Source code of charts
· · · · · · ·

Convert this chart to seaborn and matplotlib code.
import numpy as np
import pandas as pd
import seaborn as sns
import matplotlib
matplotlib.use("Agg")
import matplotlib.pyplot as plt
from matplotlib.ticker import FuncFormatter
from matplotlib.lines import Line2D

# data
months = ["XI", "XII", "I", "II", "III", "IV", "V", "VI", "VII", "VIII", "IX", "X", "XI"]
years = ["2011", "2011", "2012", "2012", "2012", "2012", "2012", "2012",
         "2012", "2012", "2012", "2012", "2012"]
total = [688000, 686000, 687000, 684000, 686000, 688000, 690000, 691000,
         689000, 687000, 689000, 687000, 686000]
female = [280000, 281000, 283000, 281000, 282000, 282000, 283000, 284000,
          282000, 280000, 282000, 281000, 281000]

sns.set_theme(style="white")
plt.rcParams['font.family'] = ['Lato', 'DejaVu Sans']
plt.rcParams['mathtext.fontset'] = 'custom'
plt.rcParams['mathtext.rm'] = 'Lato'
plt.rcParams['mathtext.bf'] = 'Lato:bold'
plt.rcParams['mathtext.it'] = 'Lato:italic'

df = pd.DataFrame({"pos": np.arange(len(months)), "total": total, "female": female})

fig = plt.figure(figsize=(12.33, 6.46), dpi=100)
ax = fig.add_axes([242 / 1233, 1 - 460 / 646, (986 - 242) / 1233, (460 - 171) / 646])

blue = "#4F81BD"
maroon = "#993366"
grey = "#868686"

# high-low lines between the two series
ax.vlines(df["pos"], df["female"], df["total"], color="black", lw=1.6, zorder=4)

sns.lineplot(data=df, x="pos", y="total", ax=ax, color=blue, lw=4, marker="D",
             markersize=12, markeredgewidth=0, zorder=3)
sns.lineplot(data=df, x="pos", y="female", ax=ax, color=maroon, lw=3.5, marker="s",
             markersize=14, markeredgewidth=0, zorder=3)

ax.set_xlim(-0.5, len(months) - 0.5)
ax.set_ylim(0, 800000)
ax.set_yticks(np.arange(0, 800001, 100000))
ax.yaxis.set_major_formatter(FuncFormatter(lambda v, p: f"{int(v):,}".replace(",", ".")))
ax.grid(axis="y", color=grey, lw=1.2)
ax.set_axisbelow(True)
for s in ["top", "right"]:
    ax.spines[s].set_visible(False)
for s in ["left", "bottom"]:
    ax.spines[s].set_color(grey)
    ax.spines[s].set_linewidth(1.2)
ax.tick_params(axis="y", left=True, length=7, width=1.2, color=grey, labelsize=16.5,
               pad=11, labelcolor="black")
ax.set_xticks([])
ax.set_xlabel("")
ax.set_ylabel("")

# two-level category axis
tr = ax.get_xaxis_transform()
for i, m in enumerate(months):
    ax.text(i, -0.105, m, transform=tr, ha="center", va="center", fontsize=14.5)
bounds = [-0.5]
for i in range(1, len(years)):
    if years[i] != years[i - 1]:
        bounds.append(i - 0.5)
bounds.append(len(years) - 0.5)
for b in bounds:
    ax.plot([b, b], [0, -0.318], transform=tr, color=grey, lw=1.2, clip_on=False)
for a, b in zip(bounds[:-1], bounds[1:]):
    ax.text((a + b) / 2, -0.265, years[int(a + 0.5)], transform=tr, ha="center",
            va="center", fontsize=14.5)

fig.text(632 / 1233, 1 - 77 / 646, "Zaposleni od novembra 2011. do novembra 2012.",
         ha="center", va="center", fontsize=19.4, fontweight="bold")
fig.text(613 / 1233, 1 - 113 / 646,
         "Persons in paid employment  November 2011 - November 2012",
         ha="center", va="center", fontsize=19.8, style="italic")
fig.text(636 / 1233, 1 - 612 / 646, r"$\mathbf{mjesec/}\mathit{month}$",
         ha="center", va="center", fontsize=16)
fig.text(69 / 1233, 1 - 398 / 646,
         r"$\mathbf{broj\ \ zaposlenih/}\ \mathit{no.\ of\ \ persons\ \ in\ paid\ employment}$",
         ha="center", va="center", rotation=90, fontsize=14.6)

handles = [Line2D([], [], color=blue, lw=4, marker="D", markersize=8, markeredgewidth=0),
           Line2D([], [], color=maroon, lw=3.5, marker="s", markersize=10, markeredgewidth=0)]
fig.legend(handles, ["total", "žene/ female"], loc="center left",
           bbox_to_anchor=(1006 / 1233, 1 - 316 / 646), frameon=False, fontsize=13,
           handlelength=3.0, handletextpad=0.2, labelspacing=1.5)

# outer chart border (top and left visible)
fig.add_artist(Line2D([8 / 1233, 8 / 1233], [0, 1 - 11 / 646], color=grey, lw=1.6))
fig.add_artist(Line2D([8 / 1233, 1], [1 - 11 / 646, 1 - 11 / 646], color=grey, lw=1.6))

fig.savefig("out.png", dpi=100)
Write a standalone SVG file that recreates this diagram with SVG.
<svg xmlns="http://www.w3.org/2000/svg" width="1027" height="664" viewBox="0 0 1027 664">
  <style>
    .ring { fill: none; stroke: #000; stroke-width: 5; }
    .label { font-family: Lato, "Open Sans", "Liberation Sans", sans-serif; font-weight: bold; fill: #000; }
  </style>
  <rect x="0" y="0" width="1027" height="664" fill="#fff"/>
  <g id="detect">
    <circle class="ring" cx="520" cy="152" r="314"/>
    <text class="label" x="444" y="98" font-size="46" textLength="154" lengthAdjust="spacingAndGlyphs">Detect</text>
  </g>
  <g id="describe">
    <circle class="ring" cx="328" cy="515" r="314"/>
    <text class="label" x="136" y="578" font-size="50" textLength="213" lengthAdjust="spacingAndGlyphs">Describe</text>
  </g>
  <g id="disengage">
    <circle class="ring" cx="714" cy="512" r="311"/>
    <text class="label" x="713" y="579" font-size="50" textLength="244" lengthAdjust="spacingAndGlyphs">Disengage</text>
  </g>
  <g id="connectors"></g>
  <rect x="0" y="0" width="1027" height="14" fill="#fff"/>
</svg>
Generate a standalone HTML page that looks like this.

· · · · · · ·

__Directions__
Output the listing above exactly as it appears.

__Output of the task__
Convert this chart to seaborn and matplotlib code.
import numpy as np
import pandas as pd
import seaborn as sns
import matplotlib
matplotlib.use("Agg")
import matplotlib.pyplot as plt
from matplotlib.ticker import FuncFormatter
from matplotlib.lines import Line2D

# data
months = ["XI", "XII", "I", "II", "III", "IV", "V", "VI", "VII", "VIII", "IX", "X", "XI"]
years = ["2011", "2011", "2012", "2012", "2012", "2012", "2012", "2012",
         "2012", "2012", "2012", "2012", "2012"]
total = [688000, 686000, 687000, 684000, 686000, 688000, 690000, 691000,
         689000, 687000, 689000, 687000, 686000]
female = [280000, 281000, 283000, 281000, 282000, 282000, 283000, 284000,
          282000, 280000, 282000, 281000, 281000]

sns.set_theme(style="white")
plt.rcParams['font.family'] = ['Lato', 'DejaVu Sans']
plt.rcParams['mathtext.fontset'] = 'custom'
plt.rcParams['mathtext.rm'] = 'Lato'
plt.rcParams['mathtext.bf'] = 'Lato:bold'
plt.rcParams['mathtext.it'] = 'Lato:italic'

df = pd.DataFrame({"pos": np.arange(len(months)), "total": total, "female": female})

fig = plt.figure(figsize=(12.33, 6.46), dpi=100)
ax = fig.add_axes([242 / 1233, 1 - 460 / 646, (986 - 242) / 1233, (460 - 171) / 646])

blue = "#4F81BD"
maroon = "#993366"
grey = "#868686"

# high-low lines between the two series
ax.vlines(df["pos"], df["female"], df["total"], color="black", lw=1.6, zorder=4)

sns.lineplot(data=df, x="pos", y="total", ax=ax, color=blue, lw=4, marker="D",
             markersize=12, markeredgewidth=0, zorder=3)
sns.lineplot(data=df, x="pos", y="female", ax=ax, color=maroon, lw=3.5, marker="s",
             markersize=14, markeredgewidth=0, zorder=3)

ax.set_xlim(-0.5, len(months) - 0.5)
ax.set_ylim(0, 800000)
ax.set_yticks(np.arange(0, 800001, 100000))
ax.yaxis.set_major_formatter(FuncFormatter(lambda v, p: f"{int(v):,}".replace(",", ".")))
ax.grid(axis="y", color=grey, lw=1.2)
ax.set_axisbelow(True)
for s in ["top", "right"]:
    ax.spines[s].set_visible(False)
for s in ["left", "bottom"]:
    ax.spines[s].set_color(grey)
    ax.spines[s].set_linewidth(1.2)
ax.tick_params(axis="y", left=True, length=7, width=1.2, color=grey, labelsize=16.5,
               pad=11, labelcolor="black")
ax.set_xticks([])
ax.set_xlabel("")
ax.set_ylabel("")

# two-level category axis
tr = ax.get_xaxis_transform()
for i, m in enumerate(months):
    ax.text(i, -0.105, m, transform=tr, ha="center", va="center", fontsize=14.5)
bounds = [-0.5]
for i in range(1, len(years)):
    if years[i] != years[i - 1]:
        bounds.append(i - 0.5)
bounds.append(len(years) - 0.5)
for b in bounds:
    ax.plot([b, b], [0, -0.318], transform=tr, color=grey, lw=1.2, clip_on=False)
for a, b in zip(bounds[:-1], bounds[1:]):
    ax.text((a + b) / 2, -0.265, years[int(a + 0.5)], transform=tr, ha="center",
            va="center", fontsize=14.5)

fig.text(632 / 1233, 1 - 77 / 646, "Zaposleni od novembra 2011. do novembra 2012.",
         ha="center", va="center", fontsize=19.4, fontweight="bold")
fig.text(613 / 1233, 1 - 113 / 646,
         "Persons in paid employment  November 2011 - November 2012",
         ha="center", va="center", fontsize=19.8, style="italic")
fig.text(636 / 1233, 1 - 612 / 646, r"$\mathbf{mjesec/}\mathit{month}$",
         ha="center", va="center", fontsize=16)
fig.text(69 / 1233, 1 - 398 / 646,
         r"$\mathbf{broj\ \ zaposlenih/}\ \mathit{no.\ of\ \ persons\ \ in\ paid\ employment}$",
         ha="center", va="center", rotation=90, fontsize=14.6)

handles = [Line2D([], [], color=blue, lw=4, marker="D", markersize=8, markeredgewidth=0),
           Line2D([], [], color=maroon, lw=3.5, marker="s", markersize=10, markeredgewidth=0)]
fig.legend(handles, ["total", "žene/ female"], loc="center left",
           bbox_to_anchor=(1006 / 1233, 1 - 316 / 646), frameon=False, fontsize=13,
           handlelength=3.0, handletextpad=0.2, labelspacing=1.5)

# outer chart border (top and left visible)
fig.add_artist(Line2D([8 / 1233, 8 / 1233], [0, 1 - 11 / 646], color=grey, lw=1.6))
fig.add_artist(Line2D([8 / 1233, 1], [1 - 11 / 646, 1 - 11 / 646], color=grey, lw=1.6))

fig.savefig("out.png", dpi=100)
Write a standalone SVG file that recreates this diagram with SVG.
<svg xmlns="http://www.w3.org/2000/svg" width="1027" height="664" viewBox="0 0 1027 664">
  <style>
    .ring { fill: none; stroke: #000; stroke-width: 5; }
    .label { font-family: Lato, "Open Sans", "Liberation Sans", sans-serif; font-weight: bold; fill: #000; }
  </style>
  <rect x="0" y="0" width="1027" height="664" fill="#fff"/>
  <g id="detect">
    <circle class="ring" cx="520" cy="152" r="314"/>
    <text class="label" x="444" y="98" font-size="46" textLength="154" lengthAdjust="spacingAndGlyphs">Detect</text>
  </g>
  <g id="describe">
    <circle class="ring" cx="328" cy="515" r="314"/>
    <text class="label" x="136" y="578" font-size="50" textLength="213" lengthAdjust="spacingAndGlyphs">Describe</text>
  </g>
  <g id="disengage">
    <circle class="ring" cx="714" cy="512" r="311"/>
    <text class="label" x="713" y="579" font-size="50" textLength="244" lengthAdjust="spacingAndGlyphs">Disengage</text>
  </g>
  <g id="connectors"></g>
  <rect x="0" y="0" width="1027" height="14" fill="#fff"/>
</svg>
Generate a standalone HTML page that looks like this.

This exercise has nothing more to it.